In the actual implementation, I also made Chain implements List to make it nicer to use, and used lazy initialization to pay the cost only once. But that's just some extra API makeup. The meat is all here.

A bit of googling shows that people have run into similar needs but I didn't find a similar implementation that handles both the O(1) concatenation time and stack overflow concern.

Putting it together

So to build the RangeMap, we can first wrap each Mission in a Chain, let the merge process run, and finally flatten the merged mission chain:

import static com.google.mu.util.stream.BiStream.biStream;
import static com.google.mu.util.stream.GuavaCollectors.toDisjointRanges;

ImmutableRangeMap<LocalDate, ImmutableSet<Agent>> agentsTimeline =
    biStream(missions)
        .mapKeys(Mission::timeWindow)
        .mapValues(Chain::of)
        .collect(toDisjointRanges(Chain::concat))  // BiStream<Range, Chain<Mission>>
        .mapValues(
            missions -> missions.stream()
                .flatMap(mission -> mission.agents().stream())
                .collect(toImmutableSet())
        .collect(ImmutableRangeMap::toImmutableRangeMap);

It still feels a bit verbose having to first wrap each Mission in a Chain and finally unwrap them. So I created another toDisjointRanges() overload to hide some of the implementation details. The above code is then simplified to:

import static com.google.mu.util.stream.BiStream.biStream;
import static com.google.mu.util.stream.GuavaCollectors.toDisjointRanges;

ImmutableRangeMap<LocalDate, ImmutableSet<Agent>> agentsTimeline =
    biStream(missions)
        .mapKeys(Mission::timeWindow)
        .collect(toDisjointRanges())  // BiStream<Range, Chain<Mission>>
        .mapValues(
            missions -> missions.stream()
               .flatMap(mission -> mission.agents().stream())
               .collect(toImmutableSet())))
        .collect(ImmutableRangeMap::toImmutableRangeMap);

How generic is this API?

To be honest, I simplified the use case a bit to make it easier to explain. The original motivating use case also involves nested Maps.

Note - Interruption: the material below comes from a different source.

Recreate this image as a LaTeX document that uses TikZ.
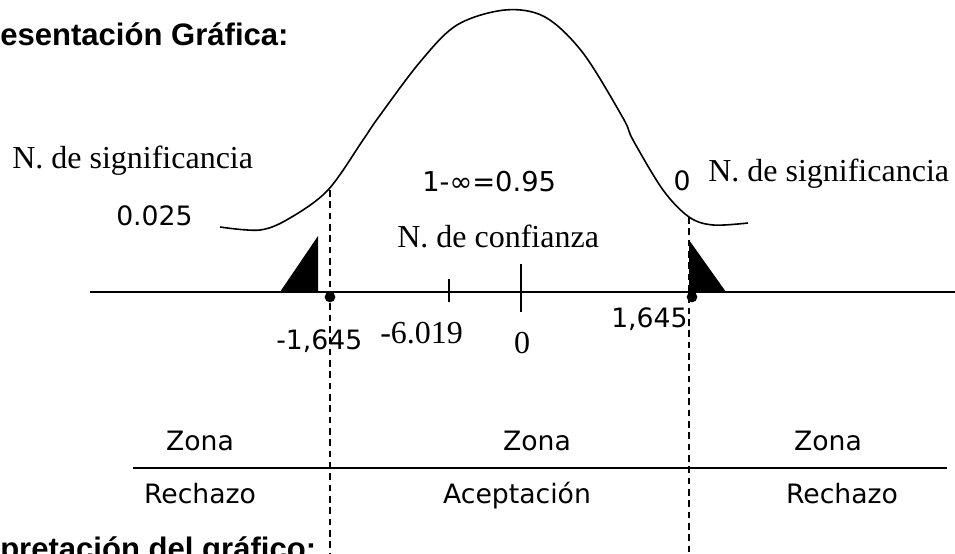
\documentclass[tikz,border=0pt]{standalone}
\usepackage{fontspec}
\setmainfont{Liberation Serif}
\newfontfamily\verd{DejaVu Sans}
\newfontfamily\arial{Liberation Sans}
\tikzset{
  serif/.style={font=\fontsize{24}{28}\selectfont, inner sep=0pt},
  sans/.style={font=\verd\fontsize{20}{23}\selectfont, inner sep=0pt},
  titolo/.style={font=\arial\bfseries\fontsize{23.3}{27}\selectfont, inner sep=0pt},
  zona/.style={sans, anchor=base},
  confine/.style={line width=1pt, dash pattern=on 5pt off 3.5pt},
}
\begin{document}
\begin{tikzpicture}[x=0.75pt, y=-0.75pt]
        \useasboundingbox (0,0) rectangle (955,553);
        \clip (0,0) rectangle (955,553);

        % Titoli
        \node[titolo, anchor=base west] (tit) at (0,45) {esentación Gráfica:};
        \node[titolo, anchor=base west] (interp) at (0,559) {pretación del gráfico:};

        % Asse e curva
        \draw[line width=1.5pt] (90,292) -- (955,292);
        \draw[line width=1.2pt] plot[smooth, tension=0.55] coordinates {
          (220,227) (260,230) (290,218) (328,190) (363,140) (378,118) (420,62)
          (457,25) (505,10) (545,17) (583,53) (623,118) (633,140) (663,190)
          (689,217) (713,225) (748,223)};

        % Code nere
        \fill (280,292) -- (318,236) -- (318,292) -- cycle;
        \fill (689,240) -- (726,292) -- (689,292) -- cycle;

        % Linee di confine
        \draw[confine] (330,190) -- (330,553);
        \draw[confine] (689,217) -- (689,553);
        \fill (330,297) circle (4pt);
        \fill (692,297) circle (4pt);

        % Tacche
        \draw[line width=1.1pt] (449,279) -- (449,302);
        \draw[line width=1.1pt] (521,264) -- (521,312);

        % Etichette
        \node[serif, anchor=base west] (sigsx) at (12,168) {N. de significancia};
        \node[serif, anchor=base west] (sigdx) at (708,181) {N. de significancia};
        \node[sans, anchor=base west] (alfa) at (116,225) {0.025};
        \node[sans, anchor=base west, font=\verd\fontsize{20.5}{23}\selectfont] (conf) at (422,191) {1-∞=0.95};
        \node[serif, anchor=base west] (nconf) at (397,247) {N. de confianza};
        \node[sans, anchor=base] (zerodx) at (682,190) {0};
        \node[sans, anchor=base west] (zsx) at (276,349) {-1,645};
        \node[serif, anchor=base west] (media) at (380,343) {-6.019};
        \node[serif, anchor=base] (zero) at (522,353) {0};
        \node[sans, anchor=base west] (zdx) at (611,327) {1,645};

        % Zone
        \draw[line width=1.3pt] (133,468) -- (947,468);
        \node[zona] (z1) at (200,450) {Zona};
        \node[zona] (z2) at (537,450) {Zona};
        \node[zona] (z3) at (828,450) {Zona};
        \node[zona] (r1) at (200,503) {Rechazo};
        \node[zona] (a2) at (517,503) {Aceptación};
        \node[zona] (r3) at (842,503) {Rechazo};
\end{tikzpicture}
\end{document}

Assume instead of the ImmutableRangeMap<LocalDate, Set<Agent>> which gives no information about which mission(s) each agent worked on at that time, we want ImmutableRangeMap<LocalDate, SetMultimap<Agent, MissionId>> where for each time window, there're both the agents and the missions they worked on.

We can change the above code to turn a Mission into a stream of mappings from Agent to MissionId (if you know the BiStream API):

import static com.google.mu.util.stream.BiStream.biStream;
import static com.google.mu.util.stream.GuavaCollectors.toDisjointRanges;
import static com.google.mu.util.stream.GuavaCollectors.toImmutableSetMultimap;

ImmutableRangeMap<LocalDate, ImmutableSetMultimap<Agent, MissionId>> agentsTimeline =
    biStream(missions)
        .mapKeys(Mission::timeWindow)
        .collect(toDisjointRanges()) // BiStream<Range, Chain<Mission>>
        .mapValues(
            missions -> biStream(missions)
                .flatMapKeys(mission -> mission.agents().stream())
                .mapValues(Mission::id)
                .collect(toImmutableSetMultimap())))
        .collect(ImmutableRangeMap::toImmutableRangeMap);

About that quadratic thing

Before we conclude, there is another gotcha. That is, even with all that effort, you can still get into quadratic range merging.

Consider this:

{
  [0..1]: a,
  [0..2]: b,
  [0..3]: c,
  [0..4]: d,
  [0..5]: e,
  ...
}

When TreeRangeMap merges them in the given order, the number of range merges will be 1 + 2 + 3 + 4 + ... times. There is not much we can do in the Chain class to help because it's managed and triggered by the TreeRangeMap class itself.

To avoid the quadratic merging problem, perhaps it's prudent to first sort the ranges by their length in descending order. For the above example, merging in the descending order will cut the number of merges to 4, in other words, O(n).